The original inspiration for this is the tradition among jugglers of celebrating 423 Day (April 23rd, commonly written in North American as 4-23) by juggling siteswap pattern 423. It's basically the same idea as eating pie on March 14.

The way dates are usually written in the US (MM/DD/YYYY) is terrible. Why would you put the least significant part in the middle? The more common way outside the US (DD/MM/YYYY) is a bit better because at least the parts are sorted from least to most significant, but is easily confused with the US way. The ISO 8601 format (YYYY-MM-DD) is unambiguous (I'm pretty sure most people can understand 2024-08-09 even if they've never seen this format before) and also allows computers to sort them without any special handling (if, say, you have several files with dates in their names).

Also ISO 8601 is a standard.


xkcd 2013-02-27

The dashes are optional.

(If you're American and can't get over the habit of putting the month first, that's ok, because siteswaps are cyclic, so MMDDYYYY is really the same as YYYYMMDD. If you're from anywhere else, this doesn't help you.)

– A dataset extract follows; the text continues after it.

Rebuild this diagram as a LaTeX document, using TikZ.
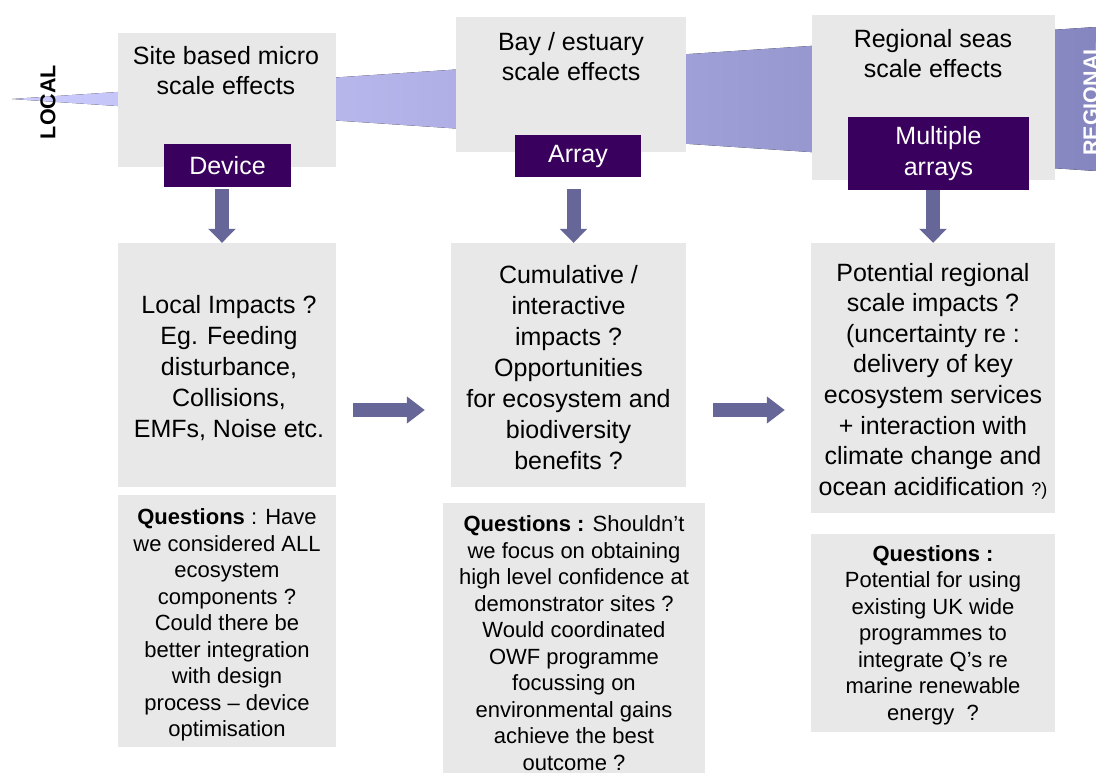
\documentclass[tikz,border=0pt]{standalone}
\usepackage{fontspec}
\setmainfont{Liberation Sans}
\usetikzlibrary{arrows.meta}

\definecolor{boxgray}{HTML}{E8E8E8}
\definecolor{labelpurple}{HTML}{3A005E}
\definecolor{arrowblue}{HTML}{666699}
\definecolor{wedgelight}{HTML}{CCCCFF}
\definecolor{wedgedark}{HTML}{8585C0}

\tikzset{
  panel/.style={fill=boxgray, draw=none, inner sep=0pt},
  tag/.style={fill=labelpurple, text=white, draw=none, inner sep=0pt, align=center,
    font=\fontsize{25}{31}\selectfont},
  headtext/.style={align=center, font=\fontsize{25}{30}\selectfont},
  bodytext/.style={align=center, font=\fontsize{25}{31}\selectfont},
  qtext/.style={align=center, font=\fontsize{22}{26.5}\selectfont},
  scaletext/.style={rotate=90, font=\bfseries\fontsize{21.5}{25}\selectfont},
  downarrow/.style={draw=arrowblue, line width=14pt, -{Triangle[width=27pt,length=14pt]}},
  rightarrow/.style={draw=arrowblue, line width=14pt, -{Triangle[width=26pt,length=18pt]}},
}

\begin{document}
\begin{tikzpicture}[x=1pt, y=-1pt]
\useasboundingbox (0,0) rectangle (1096,773);
\clip (0,0) rectangle (1096,773);

% widening band from local to regional scale
\fill[left color=wedgelight, right color=wedgedark] (12,99) -- (1096,27) -- (1096,171) -- cycle;
\node[scaletext, text=black] (local) at (48,102) {LOCAL};
\node[scaletext, text=white] (regional) at (1091,99) {REGIONAL};

% scale headers
\node[panel, minimum width=218pt, minimum height=134pt] (top1) at (227,100) {};
\node[panel, minimum width=230pt, minimum height=135pt] (top2) at (571,84.5) {};
\node[panel, minimum width=243pt, minimum height=165pt] (top3) at (933.5,97.5) {};
\node[headtext] (top1t) at (226,70.5) {Site based micro\\scale effects};
\node[headtext] (top2t) at (571,56.5) {Bay / estuary\\scale effects};
\node[headtext] (top3t) at (933,53.5) {Regional seas\\scale effects};

% development stage tags
\node[tag, minimum width=127pt, minimum height=43pt] (dev) at (227.5,165.5) {Device};
\node[tag, minimum width=126pt, minimum height=42pt] (arr) at (578,156) {Array};
\node[tag, minimum width=181pt, minimum height=73pt] (mult) at (938.5,153.5) {Multiple\\arrays};

% impacts
\node[panel, minimum width=218pt, minimum height=244pt] (mid1) at (227,365) {};
\node[panel, minimum width=235pt, minimum height=244pt] (mid2) at (568.5,365) {};
\node[panel, minimum width=244pt, minimum height=270pt] (mid3) at (933,378) {};
\node[bodytext] (mid1t) at (229,368)
  {Local Impacts ?\\Eg. Feeding\\disturbance,\\Collisions,\\EMFs, Noise etc.};
\node[bodytext] (mid2t) at (568.5,368)
  {Cumulative /\\interactive\\impacts ?\\Opportunities\\for ecosystem and\\biodiversity\\benefits ?};
\node[bodytext, font=\fontsize{25}{30.6}\selectfont] (mid3t) at (933,381)
  {Potential regional\\scale impacts ?\\(uncertainty re :\\delivery of key\\ecosystem services\\+ interaction with\\climate change and\\ocean acidification {\fontsize{18}{20}\selectfont ?)}};

% open questions
\node[panel, minimum width=218pt, minimum height=252pt] (q1) at (227,621) {};
\node[panel, minimum width=262pt, minimum height=272pt] (q2) at (574,639) {};
\node[panel, minimum width=244pt, minimum height=198pt] (q3) at (933,633) {};
\node[qtext] (q1t) at (227,625)
  {\textbf{Questions} : Have\\we considered ALL\\ecosystem\\components ?\\Could there be\\better integration\\with design\\process – device\\optimisation};
\node[qtext] (q2t) at (574,643)
  {\textbf{Questions :} Shouldn’t\\we focus on obtaining\\high level confidence at\\demonstrator sites ?\\Would coordinated\\OWF programme\\focussing on\\environmental gains\\achieve the best\\outcome ?};
\node[qtext] (q3t) at (933,635)
  {\textbf{Questions :}\\Potential for using\\existing UK wide\\programmes to\\integrate Q’s re\\marine renewable\\energy ~?};

% connectors
\draw[downarrow] ([xshift=-5.5pt,yshift=-2pt]dev.south) -- ([xshift=-5pt]mid1.north);
\draw[downarrow] ([xshift=-4.5pt,yshift=-12pt]arr.south) -- ([xshift=5pt]mid2.north);
\draw[downarrow] ([xshift=-5.5pt]mult.south) -- (mid3.north);
\draw[rightarrow] ([shift={(17,45)}]mid1.east) -- ([shift={(-26,45)}]mid2.west);
\draw[rightarrow] ([shift={(27,45)}]mid2.east) -- ([shift={(-26,32)}]mid3.west);
\end{tikzpicture}
\end{document}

Most of the valid siteswap dates in the next 10 years are 2-ball patterns, so maybe not all that interesting. The next 3-ball pattern (as of this writing in 2024) is 20281119, but it has those unfortunate 8-beat and 9-beat throws that will make it rather challenging. There's a 3-ball pattern with a highest throw of 7 on 20340627, still pretty hard. Unfortunately there are no 3-ball patterns with maximum throws of 5 or less in the next 400 years. This is 24530424:

This spreadsheet shows the next 5000 valid siteswap dates. Each one includes two links to animations of the pattern (Gunswap, which powers the 3D animations shown above, and Juggling Lab, which gives you a downloadable GIF). The code is here.